The legal pressure is sharper still in the United States. A class-action lawsuit filed on 5 March 2026 in the Northern District of California (Case No. 3:26-cv-01897) accuses Meta of misleading consumers about how footage from the glasses is handled. The suit alleges that video, including bathroom visits and intimate moments, was routed to Sama, a Nairobi-based data annotation firm, where contract workers reviewed unblurred clips to train Meta's AI models. Named plaintiffs Gina Bartone and Mateo Canu claim Meta marketed the glasses as "designed for privacy, controlled by you" while running a very different pipeline behind the scenes.
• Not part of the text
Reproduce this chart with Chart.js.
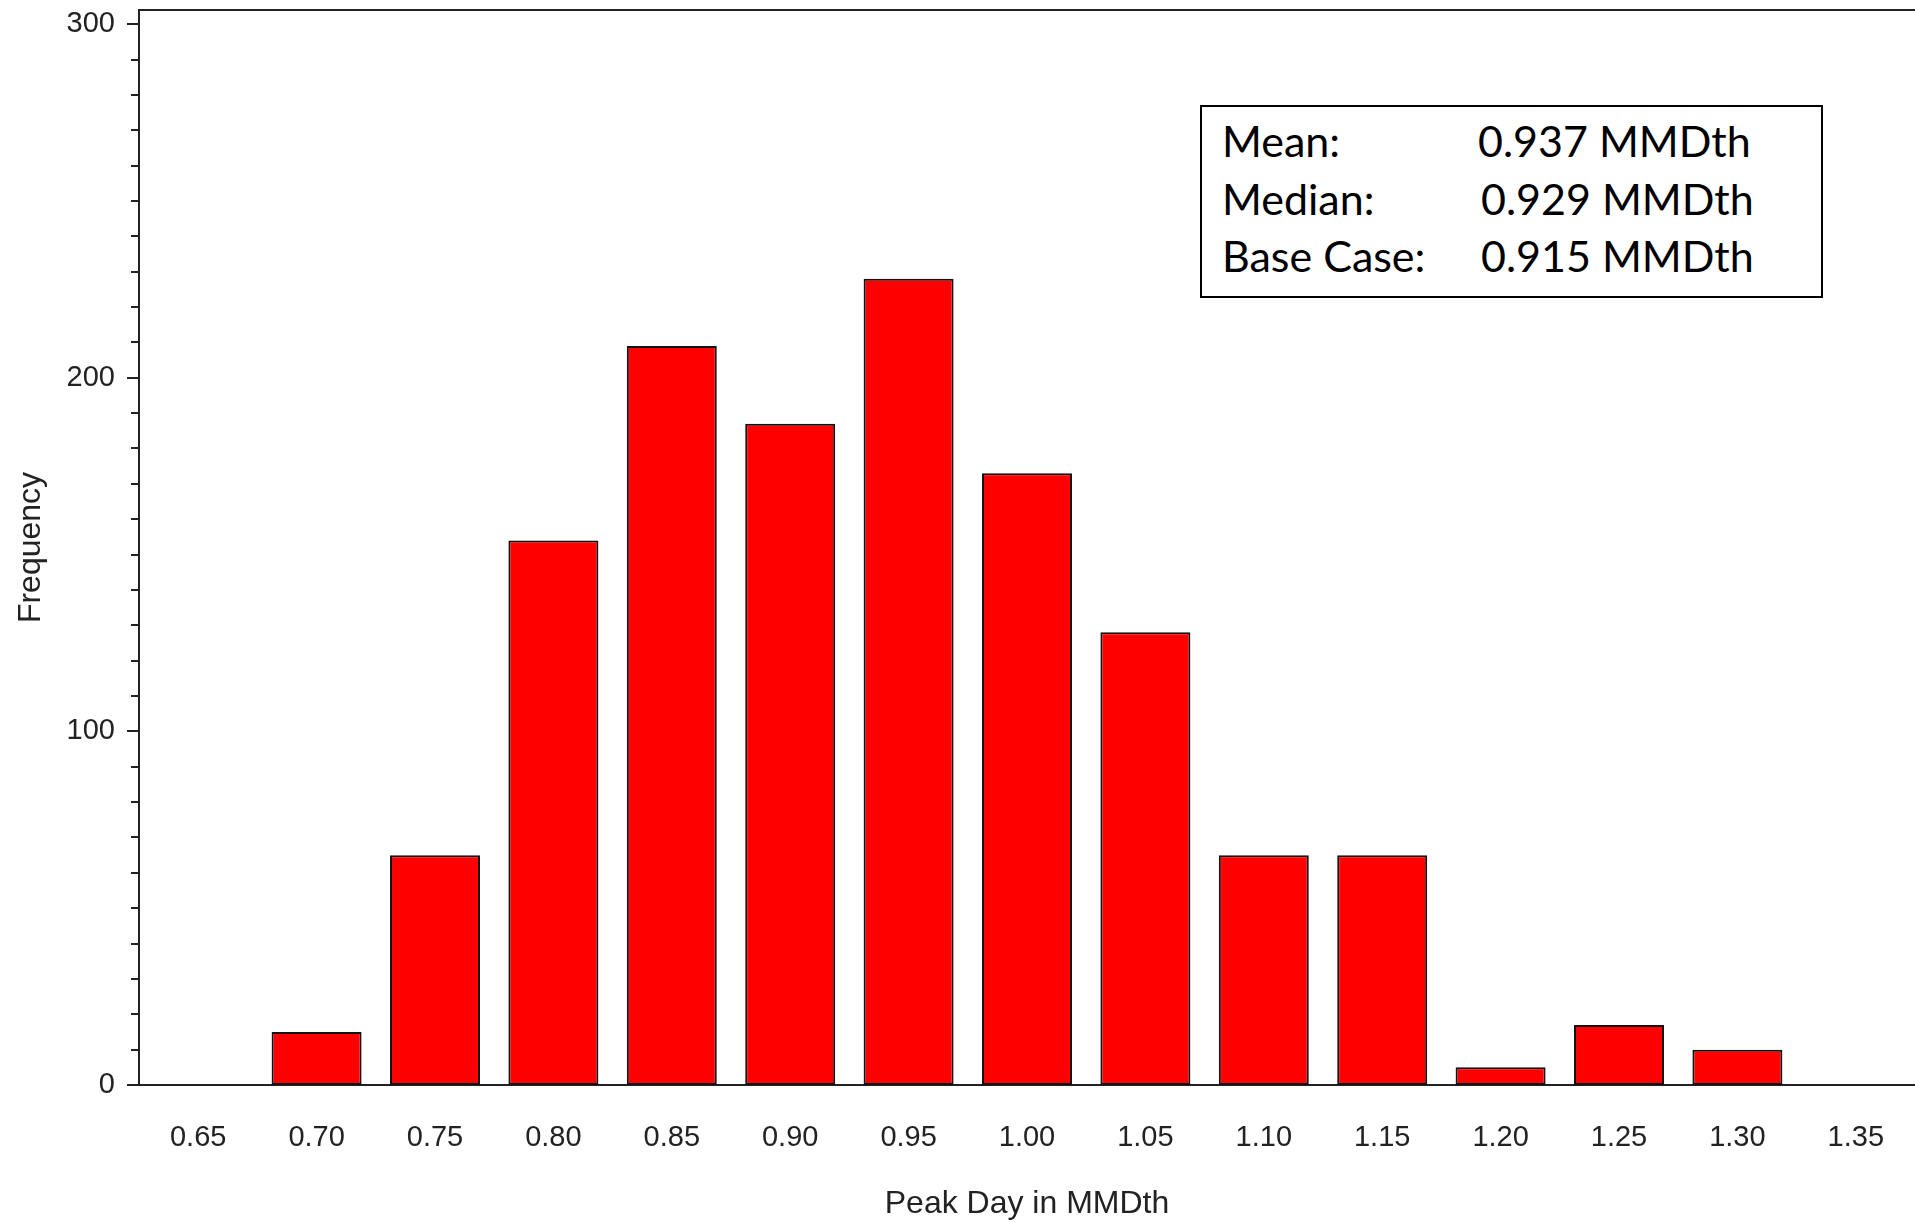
<!DOCTYPE html>
<html>
<head>
<meta charset="utf-8">
<script src="https://cdn.jsdelivr.net/npm/chart.js@4.4.1/dist/chart.umd.min.js"></script>
<style>
  html, body { margin: 0; padding: 0; background: #fff; overflow: hidden; }
  #wrap { position: relative; width: 1915px; height: 1223px; }
  #stats {
    position: absolute; left: 1200px; top: 105px; width: 619px; height: 189px;
    border: 2px solid #000; background: #fff;
    font-family: Lato, "Open Sans", sans-serif; font-size: 43px; color: #000;
  }
  #stats .row { position: absolute; left: 20px; height: 57.5px; line-height: 57.5px; white-space: nowrap; }
</style>
</head>
<body>
<div id="wrap">
  <canvas id="chartContainer" width="1915" height="1223"></canvas>
  <div id="stats"></div>
</div>
<script>
// histogram bins (x categories) and counts
const binLabels = ['0.65', '0.70', '0.75', '0.80', '0.85', '0.90', '0.95', '1.00', '1.05', '1.10', '1.15', '1.20', '1.25', '1.30', '1.35']
const frequency = [0, 15, 65, 154, 209, 187, 228, 173, 128, 65, 65, 5, 17, 10, 0]

// summary box
const statLabels = ['Mean:', 'Median:', 'Base Case:']
const statValues = ['0.937 MMDth', '0.929 MMDth', '0.915 MMDth']

const xTitle = 'Peak Day in MMDth'
const yTitle = 'Frequency'

var box = document.getElementById('stats')
var valueLeft = [276, 279, 279]
for (var i = 0; i < statLabels.length; i++) {
  var row = document.createElement('div')
  row.className = 'row'
  row.style.top = (5 + i * 57.5) + 'px'
  row.textContent = statLabels[i]
  box.appendChild(row)
  var val = document.createElement('div')
  val.className = 'row'
  val.style.left = valueLeft[i] + 'px'
  val.style.top = (5 + i * 57.5) + 'px'
  val.textContent = statValues[i]
  box.appendChild(val)
}

// top frame line + long/short tick marks on the y axis
const frameLines = {
  id: 'frameLines',
  afterDraw(chart) {
    var ctx = chart.ctx
    var area = chart.chartArea
    var y = chart.scales.y
    ctx.save()
    ctx.strokeStyle = '#222'
    ctx.lineWidth = 2
    ctx.beginPath()
    ctx.moveTo(area.left - 1, area.top)
    ctx.lineTo(area.right, area.top)
    y.ticks.forEach(function (t) {
      var py = Math.round(y.getPixelForValue(t.value))
      var len = t.value % 100 === 0 ? 12 : 8
      ctx.moveTo(area.left - len, py)
      ctx.lineTo(area.left, py)
    })
    ctx.stroke()
    ctx.restore()
  }
}

var tickFont = { family: '"Liberation Sans", Arial, sans-serif', size: 29 }
var titleFont = { family: '"Liberation Sans", Arial, sans-serif', size: 32 }

var chart = new Chart(document.getElementById('chartContainer'), {
  type: 'bar',
  data: {
    labels: binLabels,
    datasets: [{
      label: yTitle,
      data: frequency,
      backgroundColor: '#ff0000',
      borderColor: '#111',
      borderWidth: 2,
      borderSkipped: false,
      barPercentage: 0.76,
      categoryPercentage: 1.0
    }]
  },
  options: {
    responsive: false,
    animation: false,
    layout: { padding: { top: 10, left: 0, right: 0, bottom: 0 } },
    plugins: {
      legend: { display: false },
      tooltip: { enabled: false }
    },
    scales: {
      x: {
        type: 'category',
        offset: true,
        grid: { display: false, drawTicks: false },
        border: { display: true, color: '#222', width: 2 },
        ticks: { font: tickFont, color: '#222', padding: 36, maxRotation: 0, autoSkip: false },
        title: { display: true, text: xTitle, font: titleFont, color: '#222', padding: { top: 0, bottom: 0 } },
        afterFit: function (scale) {
          scale.height = 138
          scale.paddingLeft = 0
          scale.paddingRight = 0
        }
      },
      y: {
        min: 0,
        max: 304,
        grid: { display: false, drawTicks: false },
        border: { display: true, color: '#222', width: 2 },
        ticks: {
          stepSize: 10,
          includeBounds: false,
          autoSkip: false,
          font: tickFont,
          color: '#222',
          padding: 24,
          callback: function (v) { return v % 100 === 0 ? v : '' }
        },
        title: { display: true, text: yTitle, font: titleFont, color: '#222', padding: { top: 12, bottom: 0 } },
        afterFit: function (scale) {
          scale.width = 139
          scale.paddingTop = 0
          scale.paddingBottom = 0
        }
      }
    }
  },
  plugins: [frameLines]
})
</script>
</body>
</html>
Kenya's data protection authority opened its own investigation on 1 April 2026. And the EU has blocked Meta from launching the newer Ray-Ban Display model in Europe entirely, citing battery regulations and gaps in compliance with the EU AI Act. That block, quiet as it has been in the trade press, is the single most consequential regulatory move so far. It signals that the AI Act's conformity requirements are not theoretical: they are already keeping products off European shelves.
What European Law Already Says and Where It Falls Short
Lena Jaentsch, senior policy adviser at AlgorithmWatch in Berlin, has argued publicly that existing GDPR provisions are sufficient to cover most smart-glasses scenarios but that supervisory authorities have been slow to test them against consumer wearables. The gap, she notes, is not in the law but in enforcement appetite. National data protection authorities have the tools; they have not yet deployed them against a device category that is selling in the millions.
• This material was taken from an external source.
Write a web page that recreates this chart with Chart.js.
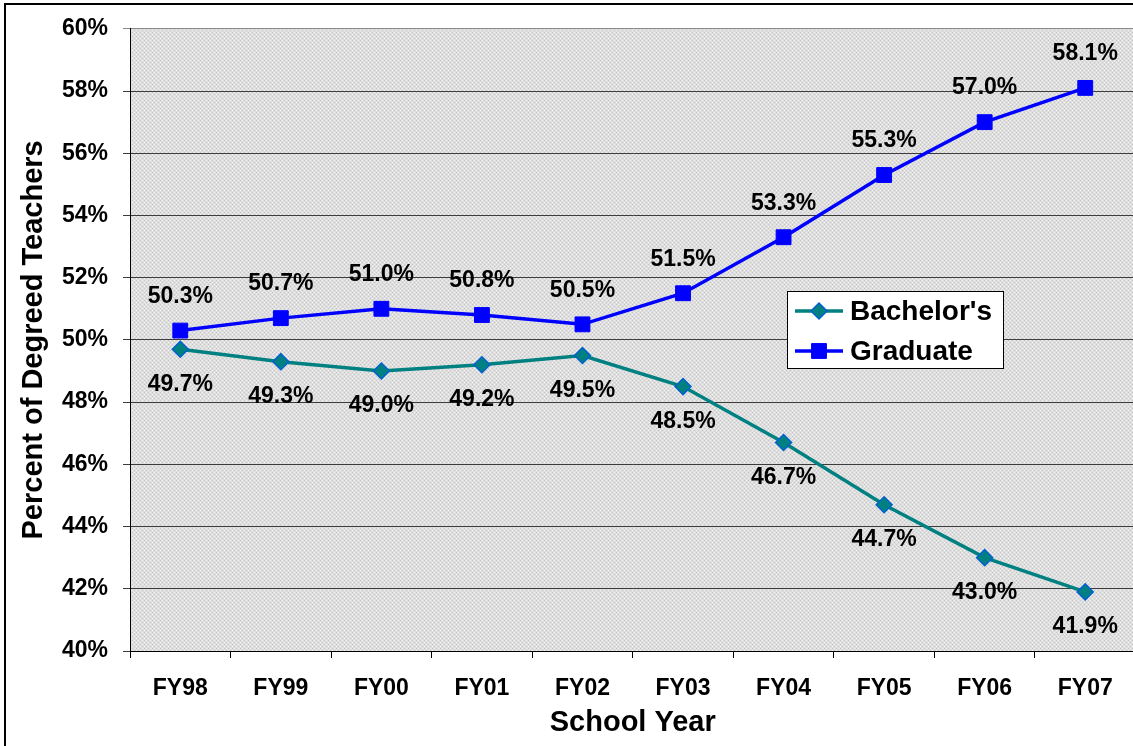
<!DOCTYPE html>
<html>
<head>
<meta charset="utf-8">
<script src="https://cdn.jsdelivr.net/npm/chart.js@4/dist/chart.umd.min.js"></script>
<style>
  html, body { margin: 0; padding: 0; overflow: hidden; background: #fff; }
  canvas { display: block; }
</style>
</head>
<body>
<canvas id="chart" width="1147" height="746"></canvas>
<script>
// School years on the horizontal axis
const schoolYears = ['FY98', 'FY99', 'FY00', 'FY01', 'FY02', 'FY03', 'FY04', 'FY05', 'FY06', 'FY07'];
// Share of degreed teachers holding a bachelor's degree (%)
const bachelorsShare = [49.7, 49.3, 49.0, 49.2, 49.5, 48.5, 46.7, 44.7, 43.0, 41.9];
// Share of degreed teachers holding a graduate degree (%)
const graduateShare = [50.3, 50.7, 51.0, 50.8, 50.5, 51.5, 53.3, 55.3, 57.0, 58.1];
// Vertical axis ticks (%)
const percentTicks = [40, 42, 44, 46, 48, 50, 52, 54, 56, 58, 60];

const FONT = '"Liberation Sans", Arial, sans-serif';
const TEAL = '#008080';
const BLUE = '#0000ff';

// Fine dotted grey fill for the plot area
function makeDotPattern(ctx) {
  const p = document.createElement('canvas');
  p.width = 4; p.height = 4;
  const g = p.getContext('2d');
  g.fillStyle = '#dedede';
  g.fillRect(0, 0, 4, 4);
  g.fillStyle = '#c6c6c6';
  g.fillRect(0, 0, 1, 1); g.fillRect(2, 2, 1, 1);
  g.fillStyle = '#f2f2f2';
  g.fillRect(2, 0, 1, 1); g.fillRect(0, 2, 1, 1);
  return ctx.createPattern(p, 'repeat');
}

const plotBackground = {
  id: 'plotBackground',
  beforeDraw(chart) {
    const { ctx, chartArea: a } = chart;
    ctx.save();
    ctx.fillStyle = makeDotPattern(ctx);
    ctx.fillRect(a.left, a.top, a.right - a.left, a.bottom - a.top);
    ctx.restore();
  },
  afterDraw(chart) {
    // outer frame of the figure
    const { ctx } = chart;
    ctx.save();
    ctx.strokeStyle = '#000';
    ctx.lineWidth = 2;
    ctx.strokeRect(5, 4, 1400, 1000);
    ctx.restore();
  }
};

// Value labels: graduate above the point, bachelor's below
const valueLabels = {
  id: 'valueLabels',
  afterDatasetsDraw(chart) {
    const { ctx } = chart;
    ctx.save();
    ctx.font = 'bold 23px ' + FONT;
    ctx.fillStyle = '#000';
    ctx.textAlign = 'center';
    ctx.textBaseline = 'middle';
    chart.data.datasets.forEach((ds, i) => {
      const meta = chart.getDatasetMeta(i);
      const dy = ds.labelSide === 'above' ? -34 : 35;
      meta.data.forEach((pt, j) => {
        ctx.fillText(ds.data[j].toFixed(1) + '%', pt.x, pt.y + dy);
      });
    });
    ctx.restore();
  }
};

// Boxed legend inside the plot area
const boxedLegend = {
  id: 'boxedLegend',
  afterDraw(chart) {
    const { ctx } = chart;
    const box = { x: 787, y: 291, w: 216, h: 77 };
    ctx.save();
    ctx.fillStyle = '#fff';
    ctx.fillRect(box.x, box.y, box.w, box.h);
    ctx.strokeStyle = '#000';
    ctx.lineWidth = 1;
    ctx.strokeRect(box.x + 0.5, box.y + 0.5, box.w, box.h);
    const rows = [
      { ds: chart.data.datasets[0], y: 311 },
      { ds: chart.data.datasets[1], y: 351 }
    ];
    rows.forEach(r => {
      ctx.strokeStyle = r.ds.borderColor;
      ctx.lineWidth = r.ds.borderWidth;
      ctx.beginPath();
      ctx.moveTo(795, r.y); ctx.lineTo(843, r.y);
      ctx.stroke();
      ctx.fillStyle = r.ds.pointBackgroundColor;
      ctx.strokeStyle = r.ds.pointBorderColor;
      ctx.lineWidth = r.ds.pointBorderWidth;
      Chart.helpers.drawPoint(ctx, {
        pointStyle: r.ds.pointStyle,
        radius: r.ds.pointRadius,
        borderWidth: r.ds.pointBorderWidth,
        rotation: 0
      }, 819, r.y);
      ctx.fillStyle = '#000';
      ctx.font = 'bold 28px ' + FONT;
      ctx.textAlign = 'left';
      ctx.textBaseline = 'middle';
      ctx.fillText(r.ds.label, 850, r.y + 1);
    });
    ctx.restore();
  }
};

new Chart(document.getElementById('chart'), {
  type: 'line',
  data: {
    labels: schoolYears,
    datasets: [
      {
        label: "Bachelor's",
        data: bachelorsShare,
        labelSide: 'below',
        borderColor: TEAL,
        backgroundColor: TEAL,
        borderWidth: 3.5,
        tension: 0,
        pointStyle: 'rectRot',
        pointRadius: 8,
        pointBackgroundColor: TEAL,
        pointBorderColor: '#0060d0',
        pointBorderWidth: 1.5
      },
      {
        label: 'Graduate',
        data: graduateShare,
        labelSide: 'above',
        borderColor: BLUE,
        backgroundColor: BLUE,
        borderWidth: 3.5,
        tension: 0,
        pointStyle: 'rect',
        pointRadius: 10.5,
        pointBackgroundColor: BLUE,
        pointBorderColor: BLUE,
        pointBorderWidth: 1
      }
    ]
  },
  options: {
    responsive: false,
    animation: false,
    devicePixelRatio: 1,
    layout: { padding: { left: 6, top: 25, right: 4, bottom: 0 } },
    plugins: {
      legend: { display: false },
      tooltip: { enabled: false }
    },
    scales: {
      x: {
        offset: true,
        grid: {
          offset: true,
          drawOnChartArea: false,
          drawTicks: true,
          tickLength: 7,
          color: '#000'
        },
        border: { color: '#000', width: 1 },
        ticks: {
          color: '#000',
          padding: 17,
          maxRotation: 0,
          font: { family: FONT, size: 23, weight: 'bold' }
        },
        title: {
          display: true,
          text: 'School Year',
          color: '#000',
          padding: { top: 0, bottom: 9 },
          font: { family: FONT, size: 29, weight: 'bold', lineHeight: 1 }
        },
        afterFit(scale) { scale.height = 95; }
      },
      y: {
        min: 40,
        max: 60,
        afterBuildTicks(scale) { scale.ticks = percentTicks.map(v => ({ value: v })); },
        grid: {
          drawTicks: true,
          tickLength: 7,
          lineWidth: 1,
          color: c => (c.tick && c.tick.value === 60) ? '#8a8a8a' : '#3c3c3c'
        },
        border: { color: '#000', width: 1 },
        ticks: {
          color: '#000',
          padding: 15,
          font: { family: FONT, size: 23, weight: 'bold' },
          callback: v => v + '%'
        },
        title: {
          display: true,
          text: 'Percent of Degreed Teachers',
          color: '#000',
          padding: { top: 13, bottom: 0 },
          font: { family: FONT, size: 29, weight: 'bold', lineHeight: 1 }
        },
        afterFit(scale) { scale.width = 124; }
      }
    }
  },
  plugins: [plotBackground, valueLabels, boxedLegend]
});
</script>
</body>
</html>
On the AI Act side, Dragos Tudorache, the Romanian MEP who co-led the Act's passage through the European Parliament, has been explicit that real-time remote biometric identification in public spaces is, with narrow exceptions, prohibited under the new rules. Facial recognition delivered through consumer eyewear sits squarely in that category. The question is whether the European AI Office, which took up its supervisory role in early 2025, will prioritise enforcement against hardware as aggressively as it has signalled it will against high-risk software systems.
BanRay's intervention is useful precisely because it does not wait for that enforcement. It asks venue owners to act now, on the basis of norms rather than pending prosecution. That is how smoking bans and CCTV codes of practice spread before legislation caught up, and it is a proven model.
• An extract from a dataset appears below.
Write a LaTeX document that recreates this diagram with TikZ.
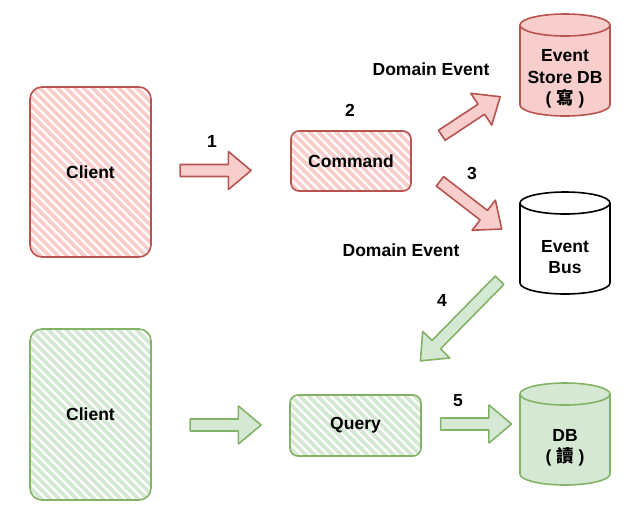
\documentclass[tikz,border=0pt]{standalone}
\usepackage{fontspec}
\setmainfont{Liberation Sans}
\newfontfamily\cjk{Noto Sans CJK TC}
\usetikzlibrary{shapes.arrows}
\definecolor{cmdfill}{HTML}{F8CECC}
\definecolor{cmdedge}{HTML}{B85450}
\definecolor{qryfill}{HTML}{D5E8D4}
\definecolor{qryedge}{HTML}{82B366}

\begin{document}
\begin{tikzpicture}[
  x=1pt,
  y=-1pt,
  line join=round,
  font=\bfseries\fontsize{17.5}{21.5}\selectfont,
  hatch/.style={path picture={
    \foreach \k in {-24,...,18}
      \draw[#1,line width=3.8pt] ([xshift=\k*8.8pt]path picture bounding box.north west) -- ++(230pt,-230pt);
  }},
  box/.style={rectangle,rounded corners=#1,line width=1.6pt,align=center,inner sep=0pt},
  flowarrow/.style={single arrow,line width=1.6pt,minimum width=38,single arrow head extend=13,
    single arrow tip angle=80,inner sep=5.2},
  redarrow/.style={flowarrow,fill=cmdfill,draw=cmdedge},
  greenarrow/.style={flowarrow,fill=qryfill,draw=qryedge},
  % cylinder hangs from the top of the node, text sits low in its body
  store/.style 2 args={rectangle,minimum width=92,minimum height=132,align=center,inner sep=0pt,
    path picture={
      \filldraw[draw=#1,fill=#2,line width=1.6pt]
        ([shift={(1pt,-12pt)}]path picture bounding box.north west)
        -- ([shift={(1pt,-92pt)}]path picture bounding box.north west)
        arc[start angle=180,end angle=360,x radius=45pt,y radius=11pt]
        -- ([shift={(-1pt,-12pt)}]path picture bounding box.north east)
        arc[start angle=0,end angle=180,x radius=45pt,y radius=11pt] -- cycle;
      \draw[draw=#1,line width=1.6pt]
        ([shift={(1pt,-12pt)}]path picture bounding box.north west)
        arc[start angle=180,end angle=360,x radius=45pt,y radius=11pt];
  }},
  numlbl/.style={inner sep=0pt}
]
  \useasboundingbox (0,0) rectangle (630,520);

  % Write side (command).
  \node[box=12pt,draw=cmdedge,hatch=cmdfill,minimum width=121,minimum height=170] (wclient) at (90.5,172) {Client};
  \node[box=8pt,draw=cmdedge,hatch=cmdfill,minimum width=120,minimum height=60] (command) at (351,161) {Command};
  \node[store={cmdedge}{cmdfill}] (evstore) at (565,79) {Event\\Store DB\\( {\cjk 寫} )};
  \node[store={black}{white}] (evbus) at (565,257) {Event\\Bus};

  % Read side (query).
  \node[box=12pt,draw=qryedge,hatch=qryfill,minimum width=121,minimum height=171] (rclient) at (90.5,414.5) {Client};
  \node[box=8pt,draw=qryedge,hatch=qryfill,minimum width=131,minimum height=61] (query) at (355.5,425.5) {Query};
  \node[store={qryedge}{qryfill}] (readdb) at (565,448) {DB\\( {\cjk 讀} )};

  % Block arrows between the parts.
  \node[redarrow,minimum height=71] (arr1) at (212,170.5) {};
  \node[redarrow,minimum height=70,rotate=33.5] (arr2) at (468,118) {};
  \node[redarrow,minimum height=78,rotate=-37.7] (arr3) at (468,203) {};
  \node[greenarrow,minimum height=113,rotate=225.5] (arr4) at (462.5,318) {};
  \node[greenarrow,minimum height=71] (arrq) at (222,425) {};
  \node[greenarrow,minimum height=71] (arr5) at (472.5,424) {};

  % Step numbers and event labels.
  \node[numlbl] (n1) at (212,141) {1};
  \node[numlbl] (n2) at (350,110) {2};
  \node[numlbl] (n3) at (472,173) {3};
  \node[numlbl] (n4) at (442,300) {4};
  \node[numlbl] (n5) at (458,401) {5};
  \node[numlbl] (ev1) at (431,69) {Domain Event};
  \node[numlbl] (ev2) at (401,250) {Domain Event};
\end{tikzpicture}
\end{document}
A Market About to Get Much Bigger
The urgency is not hypothetical. Global smart-glasses shipments reached 8.7 million units in 2025 and are projected to hit 15 million in 2026. Meta holds an estimated 82 per cent market share, but Apple, Google and Samsung are all developing competing devices. When three of the world's largest consumer technology companies converge on the same form factor simultaneously, the privacy conversation does not stay niche for long.
European consumers are among the targeted growth segments. If the Ray-Ban Display block holds and the AI Act's biometric provisions are enforced, Europe could find itself with a regulatory moat that keeps the most capable models out while less scrutinised hardware fills the gap. That is not a win. It is a reason for the European AI Office and national data protection authorities to move faster, and for BanRay's sticker campaign to gain the critical mass it needs in the meantime.
The question is no longer whether AI smart glasses will face regulation in Europe. It is whether the rules arrive before the technology normalises ubiquitous, silent, always-on recording in every café, gym and school on the continent.